Editor’s Note – Issue 15: Reviews

By: Michael Rancic | Art by: Michael Rancic

If you’ve been following us for some time, this theme might feel a little like déjà vu. Ten issues ago, in November 2021, we published “Reviews.” As a theme, it was born out of pragmatism— we had just relaunched and resumed our publishing activities, having just opened up subscriptions to the public two months prior. We didn’t have enough funds to publish what we previously had in terms of length and format of articles per issue, but it was important for us to continue with our editorial calendar as planned, in order to build the momentum we were hoping for with the relaunch. So, we took what money we had and put it toward publishing 12 capsule reviews and a scene report. 

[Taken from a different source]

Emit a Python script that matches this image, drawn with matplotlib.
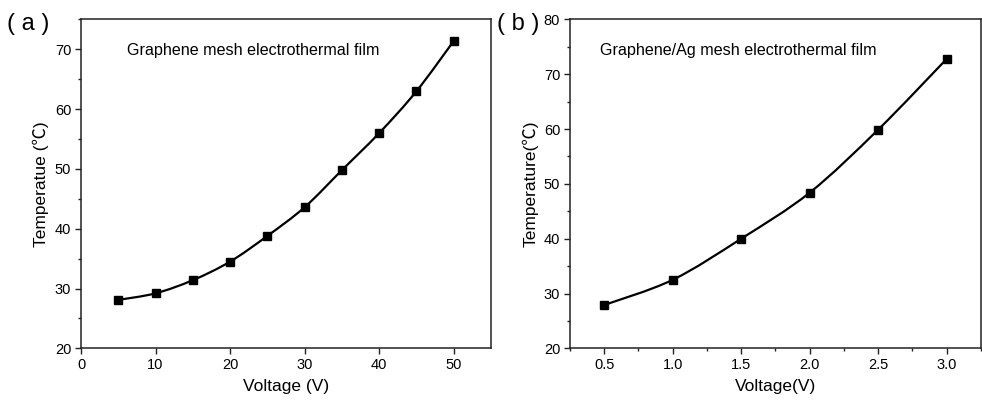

The resulting issue was significant for another reason: it marked the end of New Feeling regularly publishing album reviews in favour of dedicating our efforts to longer-form writing. With that, we wanted to find other creative and engaging ways to present our music criticism, like Group Chat

We’ve always wanted to deviate from the norm when it comes to our writing, but as much as that intent has been in the back of our minds since day one, it has also taken time for us to find our editorial voice. The more we home in on what that is, the easier it becomes to make deviations, to play with form, and find the “new” along the way.  

The moment I became Features Editor, I knew I wanted to revisit the “Reviews” theme. All of the themes we’ve explored so far are ideas that make sense to come back to over time and this theme in particular offers us an opportunity to not only breathe new life into an older idea, but stray from our rhythms to focus directly on the music that’s moving each of us right now, shining a light on some records we really care about. 

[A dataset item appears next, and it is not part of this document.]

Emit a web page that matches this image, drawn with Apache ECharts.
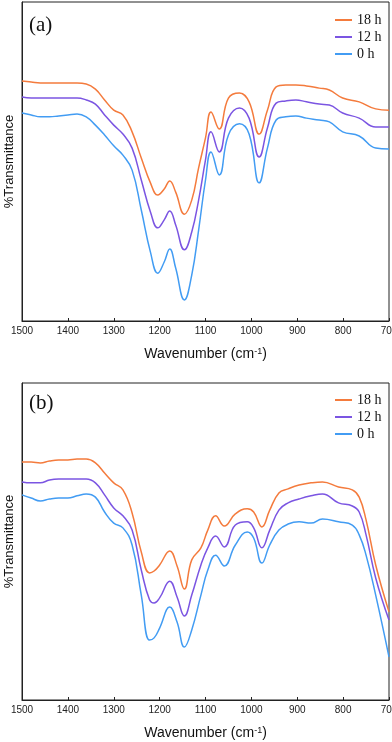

I’m joined this month by a great lineup of writers talking about records from across the country, including Daniel G Wilson, Laura Stanley, Leslie Ken Chu, Tabassum Siddiqui, and Tom Beedham, as well as fellow organizing members Rosie Long Decter and Sarah Chodos making their first appearances in an issue of New Feeling. We also have Toronto-based freelance writer Kayla Higgins contributing for the first time. 

Beyond the momentary return of the mighty capsule review, this issue also includes two long-form reviews, from writers Daniel G Wilson and Sarah Chodos, revisiting two older records, Blaxäm’s Kiss My Afro (1998), and The Hidden Cameras’ The Smell Of Our Own (2003). Each of these “Deep Digs” come with their own critical eye and point of view, contextualizing the records in a way that brings conversation around these records into the present. Additionally, Tom Beedham plays with the concept of what even constitutes a review with his feature on Resonance Gathering, a new LP documenting the large-scale interpretations of composer Pauline Oliveros’ score “To Valerie Solanas and Marilyn Monroe in Recognition of Their Desperation” (1970). 

I’m very excited to return to this theme and all that it entails. I hope that this can be something New Feeling does often… maybe annually? Now, more than ever, it feels important for journalistic outlets to be self-reflective in our practices.